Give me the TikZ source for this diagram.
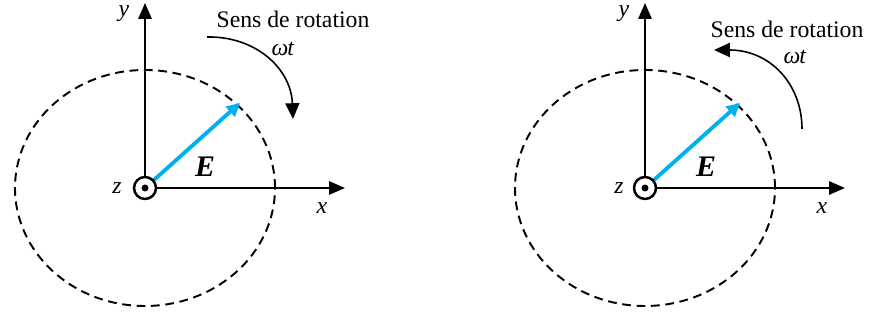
\documentclass[tikz,border=0pt]{standalone}
\usepackage{fontspec}
\setmainfont{Liberation Serif}
\usetikzlibrary{arrows.meta}
\definecolor{FieldBlue}{RGB}{0, 176, 240}

\begin{document}
\begin{tikzpicture}[x=0.02cm, y=0.02cm, font=\fontsize{13.5}{15}\selectfont,
    axis/.style={line width=1.1pt, -{Triangle[length=9pt, width=7.5pt]}},
    orbit/.style={line width=1.1pt, dash pattern=on 5pt off 3.2pt},
    field/.style={line width=2.2pt, FieldBlue, -{Triangle[length=7.5pt, width=7.5pt]}},
    turn/.style={line width=0.9pt, -{Triangle[length=9pt, width=8pt]}},
    big/.style={font=\fontsize{17}{19}\selectfont}]
  \useasboundingbox (0,0) rectangle (869,320);
  % left picture, clockwise
  \coordinate (O1) at (145,132);
  \coordinate (X1) at (345,132);
  \coordinate (Y1) at (145,317);
  \coordinate (E1) at (240,217);
  \draw[orbit] (O1) ellipse [x radius=130, y radius=118];
  \draw[axis] (O1) -- (X1);
  \draw[axis] (O1) -- (Y1);
  \draw[field] (O1) -- (E1);
  \draw[line width=1.4pt, fill=white] (O1) circle (11);
  \fill (O1) circle (3.5);
  \node (z1) at (117,132) {\textit{z}};
  \node (x1) at (322,112) {\textit{x}};
  \node (y1) at (124,306) {\textit{y}};
  \node[big] (lE1) at (205,153) {\textbf{\textit{E}}};
  \node (s1) at (293,301) {Sens de rotation};
  \node (w1) at (283,271) {\textit{ω}\kern-0.5pt\textit{t}};
  \coordinate (a1) at (207,283);
  \coordinate (b1) at (293,201);
  \draw[turn] (a1) .. controls (255,284) and (291,252) .. (b1);
  % right picture, anticlockwise
  \coordinate (O2) at (645,132);
  \coordinate (X2) at (845,132);
  \coordinate (Y2) at (645,317);
  \coordinate (E2) at (740,217);
  \draw[orbit] (O2) ellipse [x radius=130, y radius=118];
  \draw[axis] (O2) -- (X2);
  \draw[axis] (O2) -- (Y2);
  \draw[field] (O2) -- (E2);
  \draw[line width=1.4pt, fill=white] (O2) circle (11);
  \fill (O2) circle (3.5);
  \node (z2) at (619,132) {\textit{z}};
  \node (x2) at (822,112) {\textit{x}};
  \node (y2) at (624,306) {\textit{y}};
  \node[big] (lE2) at (706,153) {\textbf{\textit{E}}};
  \node (s2) at (787,291) {Sens de rotation};
  \node (w2) at (795,263) {\textit{ω}\kern-0.5pt\textit{t}};
  \coordinate (a2) at (802,191);
  \coordinate (b2) at (714,270);
  \draw[turn] (a2) .. controls (802,236) and (770,270) .. (b2);
\end{tikzpicture}
\end{document}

◆ ◆ ◆

- **CHALLENGE**: Reproduce the material word for word, minus the images.

- **EXERCISE SOLUTION**:
Give me the TikZ source for this diagram.
\documentclass[tikz,border=0pt]{standalone}
\usepackage{fontspec}
\setmainfont{Liberation Serif}
\usetikzlibrary{arrows.meta}
\definecolor{FieldBlue}{RGB}{0, 176, 240}

\begin{document}
\begin{tikzpicture}[x=0.02cm, y=0.02cm, font=\fontsize{13.5}{15}\selectfont,
    axis/.style={line width=1.1pt, -{Triangle[length=9pt, width=7.5pt]}},
    orbit/.style={line width=1.1pt, dash pattern=on 5pt off 3.2pt},
    field/.style={line width=2.2pt, FieldBlue, -{Triangle[length=7.5pt, width=7.5pt]}},
    turn/.style={line width=0.9pt, -{Triangle[length=9pt, width=8pt]}},
    big/.style={font=\fontsize{17}{19}\selectfont}]
  \useasboundingbox (0,0) rectangle (869,320);
  % left picture, clockwise
  \coordinate (O1) at (145,132);
  \coordinate (X1) at (345,132);
  \coordinate (Y1) at (145,317);
  \coordinate (E1) at (240,217);
  \draw[orbit] (O1) ellipse [x radius=130, y radius=118];
  \draw[axis] (O1) -- (X1);
  \draw[axis] (O1) -- (Y1);
  \draw[field] (O1) -- (E1);
  \draw[line width=1.4pt, fill=white] (O1) circle (11);
  \fill (O1) circle (3.5);
  \node (z1) at (117,132) {\textit{z}};
  \node (x1) at (322,112) {\textit{x}};
  \node (y1) at (124,306) {\textit{y}};
  \node[big] (lE1) at (205,153) {\textbf{\textit{E}}};
  \node (s1) at (293,301) {Sens de rotation};
  \node (w1) at (283,271) {\textit{ω}\kern-0.5pt\textit{t}};
  \coordinate (a1) at (207,283);
  \coordinate (b1) at (293,201);
  \draw[turn] (a1) .. controls (255,284) and (291,252) .. (b1);
  % right picture, anticlockwise
  \coordinate (O2) at (645,132);
  \coordinate (X2) at (845,132);
  \coordinate (Y2) at (645,317);
  \coordinate (E2) at (740,217);
  \draw[orbit] (O2) ellipse [x radius=130, y radius=118];
  \draw[axis] (O2) -- (X2);
  \draw[axis] (O2) -- (Y2);
  \draw[field] (O2) -- (E2);
  \draw[line width=1.4pt, fill=white] (O2) circle (11);
  \fill (O2) circle (3.5);
  \node (z2) at (619,132) {\textit{z}};
  \node (x2) at (822,112) {\textit{x}};
  \node (y2) at (624,306) {\textit{y}};
  \node[big] (lE2) at (706,153) {\textbf{\textit{E}}};
  \node (s2) at (787,291) {Sens de rotation};
  \node (w2) at (795,263) {\textit{ω}\kern-0.5pt\textit{t}};
  \coordinate (a2) at (802,191);
  \coordinate (b2) at (714,270);
  \draw[turn] (a2) .. controls (802,236) and (770,270) .. (b2);
\end{tikzpicture}
\end{document}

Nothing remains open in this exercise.